Separation compliance is especially critical because decisions made at exit are often scrutinized later—during audits, unemployment claims, disputes, or litigation.

Employee Separation Compliance Checklist

Use this checklist for resignations, terminations, layoffs, and role eliminations.

1. Separation Type & Decision Documentation

☐ Separation type is clearly identified (voluntary, involuntary, reduction in force)
☐ Business rationale is documented and consistent with policy
☐ Decision aligns with past practice and comparable cases
☐ Leadership approval is documented where required

Why this matters:
Inconsistent or undocumented decisions are a primary driver of wrongful termination and discrimination claims.

2. Final Pay & Wage Compliance

☐ Final paycheck timing complies with state and federal requirements
☐ All earned wages, overtime, and commissions are included
☐ Accrued and unused PTO is handled according to policy and state law
☐ Deductions are lawful and documented

Why this matters:
Final pay violations are one of the most common—and avoidable—sources of penalties and claims.

3. Benefits, COBRA, and Continuation Notices

☐ Benefits end date is confirmed and communicated
☐ COBRA or continuation notices are issued timely where applicable
☐ Retirement plan information is provided
☐ Benefits documentation is retained

Why this matters:
Benefits errors often surface months later and can trigger regulatory or fiduciary exposure.

4. Documentation & Records Retention

☐ Termination letter or resignation confirmation is completed
☐ Personnel file reflects accurate separation reason
☐ Performance, disciplinary, and investigation records are complete
☐ Records are retained according to legal requirements

Why this matters:
Incomplete or inconsistent records weaken the organization’s position if the separation is challenged.

5. Access, Property & Confidentiality Controls

☐ System and facility access is terminated appropriately
☐ Company property is returned or accounted for
☐ Confidentiality and IP obligations are reaffirmed
☐ Exit checklist is completed and retained

Why this matters:
Operational and data risk often increases immediately following separation.
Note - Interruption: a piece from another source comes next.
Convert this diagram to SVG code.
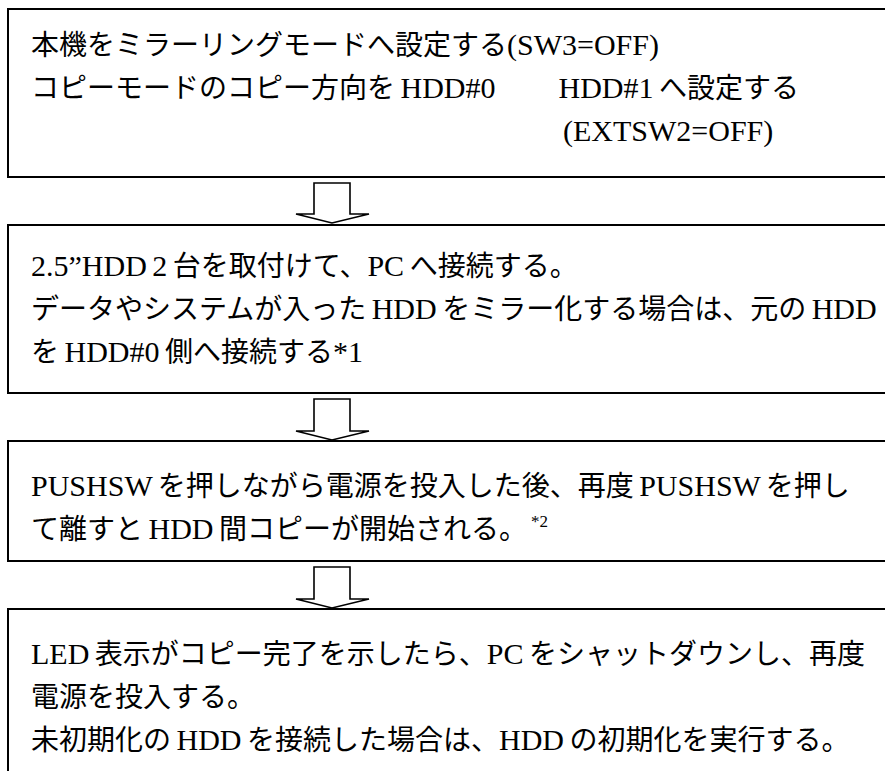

6. Communication & Dignity in Process

☐ Separation conversation is planned and documented
☐ Messaging is factual, consistent, and non-retaliatory
☐ Employee is treated respectfully and professionally
☐ Internal communications are controlled and appropriate

Why this matters:
How a separation is handled directly affects morale, reputation, and downstream claims.

7. Post-Separation Risk Review

☐ Unemployment response is timely and accurate
☐ Separation is reviewed for patterns or systemic risk
☐ Lessons learned are documented
☐ Policies or practices are updated if needed

Why this matters:
Separation risk does not end on the employee’s last day.

How to Use This Checklist

  • Before separation: Confirm readiness and compliance

  • During separation: Ensure consistency and documentation

  • After separation: Reduce downstream legal and operational risk

This checklist should be used in conjunction with organizational policies, state law requirements, and documented decision authority.

Common Red Flags That Signal Increased Risk

  • Rushed or emotionally driven decisions

  • Inconsistent treatment across employees

  • Missing or contradictory documentation

  • Unclear final pay calculations

  • Lack of centralized ownership of the process

When these appear, separation risk escalates quickly.

When Organizations Benefit from Separation Compliance Support

Organizations most often need additional separation compliance support when:

  • Operating across multiple states

  • Managing reductions in force

  • Handling performance or conduct terminations

  • Navigating regulated or high-scrutiny environments

  • Experiencing recurring claims or disputes

At this stage, consistency and structure matter more than speed.

Key Takeaway

Employee separations are not administrative events—they are risk events.

Organizations that manage separations with structure, documentation, and compliance protect leadership credibility, reduce legal exposure, and preserve organizational stability long after the exit occurs.